* Exercise brief *
A single run of lines is to be printed exactly: starting at the line with "Reproduce this chart" and ending at the line with "minutes = list(range(5, 91))", both included. Leave the pictures out.

* Dataset entries *

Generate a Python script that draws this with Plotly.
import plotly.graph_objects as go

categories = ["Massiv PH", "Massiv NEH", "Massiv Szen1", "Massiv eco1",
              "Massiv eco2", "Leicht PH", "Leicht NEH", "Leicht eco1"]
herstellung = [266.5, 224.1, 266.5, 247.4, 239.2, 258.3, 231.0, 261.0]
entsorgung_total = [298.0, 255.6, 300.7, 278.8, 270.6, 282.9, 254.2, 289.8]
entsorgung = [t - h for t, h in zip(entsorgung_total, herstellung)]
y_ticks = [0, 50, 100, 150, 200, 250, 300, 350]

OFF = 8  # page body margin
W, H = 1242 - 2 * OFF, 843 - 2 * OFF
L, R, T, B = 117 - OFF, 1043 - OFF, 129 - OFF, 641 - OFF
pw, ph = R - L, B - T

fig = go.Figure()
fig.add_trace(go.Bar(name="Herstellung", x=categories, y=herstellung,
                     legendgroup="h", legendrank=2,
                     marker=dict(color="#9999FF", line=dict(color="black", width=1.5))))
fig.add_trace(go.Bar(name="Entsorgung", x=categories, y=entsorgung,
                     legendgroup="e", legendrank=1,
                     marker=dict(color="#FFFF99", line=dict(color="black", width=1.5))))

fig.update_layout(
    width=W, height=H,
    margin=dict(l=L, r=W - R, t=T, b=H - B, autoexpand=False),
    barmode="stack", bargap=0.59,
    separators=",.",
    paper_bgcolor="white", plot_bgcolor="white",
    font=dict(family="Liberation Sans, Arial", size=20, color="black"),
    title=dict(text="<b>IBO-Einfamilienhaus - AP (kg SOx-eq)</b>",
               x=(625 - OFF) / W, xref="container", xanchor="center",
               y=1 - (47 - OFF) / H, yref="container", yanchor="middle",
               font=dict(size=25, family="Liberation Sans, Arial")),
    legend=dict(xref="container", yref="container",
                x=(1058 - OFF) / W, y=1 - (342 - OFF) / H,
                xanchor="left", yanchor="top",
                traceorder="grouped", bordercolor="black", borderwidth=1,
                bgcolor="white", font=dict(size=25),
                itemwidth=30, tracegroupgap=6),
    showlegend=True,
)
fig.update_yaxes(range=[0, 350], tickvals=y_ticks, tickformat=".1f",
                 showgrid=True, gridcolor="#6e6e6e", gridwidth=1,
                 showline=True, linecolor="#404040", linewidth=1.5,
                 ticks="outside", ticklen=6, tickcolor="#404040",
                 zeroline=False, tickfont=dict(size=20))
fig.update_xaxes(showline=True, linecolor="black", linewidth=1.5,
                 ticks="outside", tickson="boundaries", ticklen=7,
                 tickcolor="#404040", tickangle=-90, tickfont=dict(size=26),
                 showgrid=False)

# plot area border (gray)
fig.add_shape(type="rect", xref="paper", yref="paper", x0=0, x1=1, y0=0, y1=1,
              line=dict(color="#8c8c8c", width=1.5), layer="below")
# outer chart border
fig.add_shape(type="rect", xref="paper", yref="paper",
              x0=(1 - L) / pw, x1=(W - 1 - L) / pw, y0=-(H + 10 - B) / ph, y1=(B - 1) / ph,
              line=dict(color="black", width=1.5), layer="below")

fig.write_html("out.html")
==
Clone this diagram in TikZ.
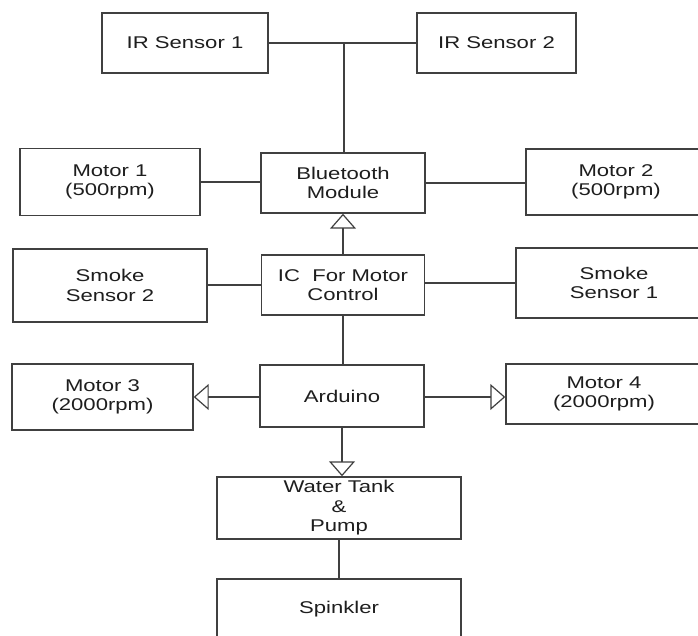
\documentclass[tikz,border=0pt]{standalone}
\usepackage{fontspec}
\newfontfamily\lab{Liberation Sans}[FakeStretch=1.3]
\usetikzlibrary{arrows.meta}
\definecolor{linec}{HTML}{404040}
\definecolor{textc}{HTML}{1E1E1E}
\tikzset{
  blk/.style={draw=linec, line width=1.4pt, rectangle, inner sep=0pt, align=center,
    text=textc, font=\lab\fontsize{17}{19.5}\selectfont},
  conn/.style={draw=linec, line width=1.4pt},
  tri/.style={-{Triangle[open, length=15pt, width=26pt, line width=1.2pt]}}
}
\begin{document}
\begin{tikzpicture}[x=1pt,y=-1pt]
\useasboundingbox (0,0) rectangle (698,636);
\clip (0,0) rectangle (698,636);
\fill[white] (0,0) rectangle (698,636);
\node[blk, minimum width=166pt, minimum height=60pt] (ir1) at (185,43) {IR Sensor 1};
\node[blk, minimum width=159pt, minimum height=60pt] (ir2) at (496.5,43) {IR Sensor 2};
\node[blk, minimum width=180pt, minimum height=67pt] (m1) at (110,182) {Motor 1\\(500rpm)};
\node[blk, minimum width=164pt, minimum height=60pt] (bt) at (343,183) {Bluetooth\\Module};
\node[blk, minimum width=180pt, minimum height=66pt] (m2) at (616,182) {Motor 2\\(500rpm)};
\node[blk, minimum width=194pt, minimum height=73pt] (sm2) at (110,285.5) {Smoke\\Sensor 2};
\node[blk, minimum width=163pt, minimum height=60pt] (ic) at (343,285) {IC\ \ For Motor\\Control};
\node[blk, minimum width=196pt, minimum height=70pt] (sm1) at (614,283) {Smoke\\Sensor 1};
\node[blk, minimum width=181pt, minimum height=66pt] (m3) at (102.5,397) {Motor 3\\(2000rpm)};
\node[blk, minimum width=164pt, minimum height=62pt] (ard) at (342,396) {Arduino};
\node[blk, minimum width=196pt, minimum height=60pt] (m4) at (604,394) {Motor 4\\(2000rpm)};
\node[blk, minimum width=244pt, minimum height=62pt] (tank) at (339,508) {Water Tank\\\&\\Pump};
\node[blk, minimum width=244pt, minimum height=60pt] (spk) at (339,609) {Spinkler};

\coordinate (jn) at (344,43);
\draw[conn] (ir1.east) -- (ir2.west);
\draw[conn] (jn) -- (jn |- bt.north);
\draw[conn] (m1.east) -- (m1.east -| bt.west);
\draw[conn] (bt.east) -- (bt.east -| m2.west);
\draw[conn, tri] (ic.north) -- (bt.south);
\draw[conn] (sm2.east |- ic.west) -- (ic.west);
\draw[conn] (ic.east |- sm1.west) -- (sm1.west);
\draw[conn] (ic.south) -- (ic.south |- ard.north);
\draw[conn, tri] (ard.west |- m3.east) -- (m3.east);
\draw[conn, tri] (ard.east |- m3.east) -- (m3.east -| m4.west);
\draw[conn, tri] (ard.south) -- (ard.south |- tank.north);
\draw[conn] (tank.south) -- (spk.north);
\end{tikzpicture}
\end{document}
* * *
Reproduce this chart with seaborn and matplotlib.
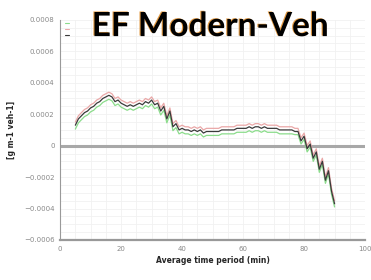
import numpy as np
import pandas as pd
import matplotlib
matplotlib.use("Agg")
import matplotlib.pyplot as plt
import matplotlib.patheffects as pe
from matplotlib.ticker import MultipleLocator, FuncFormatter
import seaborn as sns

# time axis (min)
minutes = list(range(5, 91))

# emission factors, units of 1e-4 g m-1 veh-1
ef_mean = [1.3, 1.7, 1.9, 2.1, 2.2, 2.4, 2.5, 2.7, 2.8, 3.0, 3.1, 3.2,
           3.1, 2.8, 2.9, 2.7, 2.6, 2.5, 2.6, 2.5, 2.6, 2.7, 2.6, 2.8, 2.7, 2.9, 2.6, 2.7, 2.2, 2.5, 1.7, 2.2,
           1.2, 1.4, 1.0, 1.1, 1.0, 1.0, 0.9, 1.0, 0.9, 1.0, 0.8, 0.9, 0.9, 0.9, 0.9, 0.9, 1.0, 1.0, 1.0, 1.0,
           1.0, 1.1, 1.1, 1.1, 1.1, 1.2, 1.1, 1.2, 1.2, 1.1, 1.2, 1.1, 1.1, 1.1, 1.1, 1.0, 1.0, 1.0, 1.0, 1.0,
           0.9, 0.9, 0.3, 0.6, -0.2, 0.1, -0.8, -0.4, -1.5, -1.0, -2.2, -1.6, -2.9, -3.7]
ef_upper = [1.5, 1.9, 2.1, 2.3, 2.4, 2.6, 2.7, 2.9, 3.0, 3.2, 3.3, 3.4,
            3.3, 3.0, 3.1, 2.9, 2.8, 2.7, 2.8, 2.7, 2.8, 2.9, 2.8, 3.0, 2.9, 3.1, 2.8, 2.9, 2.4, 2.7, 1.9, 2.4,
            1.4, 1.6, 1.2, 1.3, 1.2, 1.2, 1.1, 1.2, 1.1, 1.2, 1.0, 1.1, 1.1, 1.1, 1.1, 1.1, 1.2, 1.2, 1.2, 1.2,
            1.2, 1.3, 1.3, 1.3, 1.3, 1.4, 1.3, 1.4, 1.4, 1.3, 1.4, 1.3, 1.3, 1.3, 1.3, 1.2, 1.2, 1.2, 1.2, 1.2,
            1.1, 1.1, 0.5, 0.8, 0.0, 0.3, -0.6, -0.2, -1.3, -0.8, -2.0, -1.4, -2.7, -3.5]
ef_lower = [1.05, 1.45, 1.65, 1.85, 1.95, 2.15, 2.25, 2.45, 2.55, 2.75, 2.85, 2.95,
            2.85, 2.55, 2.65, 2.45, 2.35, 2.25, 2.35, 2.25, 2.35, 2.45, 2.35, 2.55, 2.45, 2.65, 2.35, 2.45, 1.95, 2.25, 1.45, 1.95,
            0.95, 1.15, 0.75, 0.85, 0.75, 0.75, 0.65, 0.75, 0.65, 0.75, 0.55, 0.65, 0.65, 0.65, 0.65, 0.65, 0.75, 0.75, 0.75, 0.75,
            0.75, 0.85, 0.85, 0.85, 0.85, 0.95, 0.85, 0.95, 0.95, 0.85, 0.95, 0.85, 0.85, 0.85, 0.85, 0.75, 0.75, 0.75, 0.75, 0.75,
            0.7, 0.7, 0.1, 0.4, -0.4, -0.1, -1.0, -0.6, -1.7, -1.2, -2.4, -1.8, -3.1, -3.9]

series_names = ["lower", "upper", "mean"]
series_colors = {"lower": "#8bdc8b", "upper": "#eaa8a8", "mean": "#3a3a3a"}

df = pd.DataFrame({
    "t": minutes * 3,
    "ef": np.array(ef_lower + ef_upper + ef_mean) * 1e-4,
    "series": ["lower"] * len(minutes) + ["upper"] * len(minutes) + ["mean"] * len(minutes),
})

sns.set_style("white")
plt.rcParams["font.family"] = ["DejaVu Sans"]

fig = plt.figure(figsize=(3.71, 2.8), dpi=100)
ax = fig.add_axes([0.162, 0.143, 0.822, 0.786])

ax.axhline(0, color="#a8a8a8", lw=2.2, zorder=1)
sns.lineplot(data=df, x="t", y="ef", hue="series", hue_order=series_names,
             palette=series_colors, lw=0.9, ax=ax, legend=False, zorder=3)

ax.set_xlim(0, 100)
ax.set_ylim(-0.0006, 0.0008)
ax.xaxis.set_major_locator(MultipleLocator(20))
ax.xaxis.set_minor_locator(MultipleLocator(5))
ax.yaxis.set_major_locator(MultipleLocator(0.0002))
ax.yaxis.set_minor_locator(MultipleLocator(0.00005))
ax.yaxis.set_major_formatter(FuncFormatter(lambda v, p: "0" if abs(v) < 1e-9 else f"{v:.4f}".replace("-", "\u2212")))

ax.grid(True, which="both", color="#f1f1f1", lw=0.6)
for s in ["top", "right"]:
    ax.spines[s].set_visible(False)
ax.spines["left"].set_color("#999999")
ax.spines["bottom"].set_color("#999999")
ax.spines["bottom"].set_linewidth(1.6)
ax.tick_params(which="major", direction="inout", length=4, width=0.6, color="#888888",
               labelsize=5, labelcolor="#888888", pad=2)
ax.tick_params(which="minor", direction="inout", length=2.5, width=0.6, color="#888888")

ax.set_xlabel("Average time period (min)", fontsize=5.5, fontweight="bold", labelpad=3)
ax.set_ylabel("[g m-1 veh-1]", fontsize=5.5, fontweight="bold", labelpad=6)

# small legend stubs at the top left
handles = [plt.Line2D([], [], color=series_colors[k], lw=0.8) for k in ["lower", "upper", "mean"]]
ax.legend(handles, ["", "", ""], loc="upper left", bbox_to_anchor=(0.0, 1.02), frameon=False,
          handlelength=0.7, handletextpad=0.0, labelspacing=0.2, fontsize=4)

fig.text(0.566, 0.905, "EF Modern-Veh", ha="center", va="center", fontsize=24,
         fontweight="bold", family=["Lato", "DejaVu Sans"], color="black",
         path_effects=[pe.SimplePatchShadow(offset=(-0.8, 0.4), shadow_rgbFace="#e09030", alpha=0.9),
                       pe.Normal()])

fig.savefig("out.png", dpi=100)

* Solution to the exercise *
Reproduce this chart with seaborn and matplotlib.
import numpy as np
import pandas as pd
import matplotlib
matplotlib.use("Agg")
import matplotlib.pyplot as plt
import matplotlib.patheffects as pe
from matplotlib.ticker import MultipleLocator, FuncFormatter
import seaborn as sns

# time axis (min)
minutes = list(range(5, 91))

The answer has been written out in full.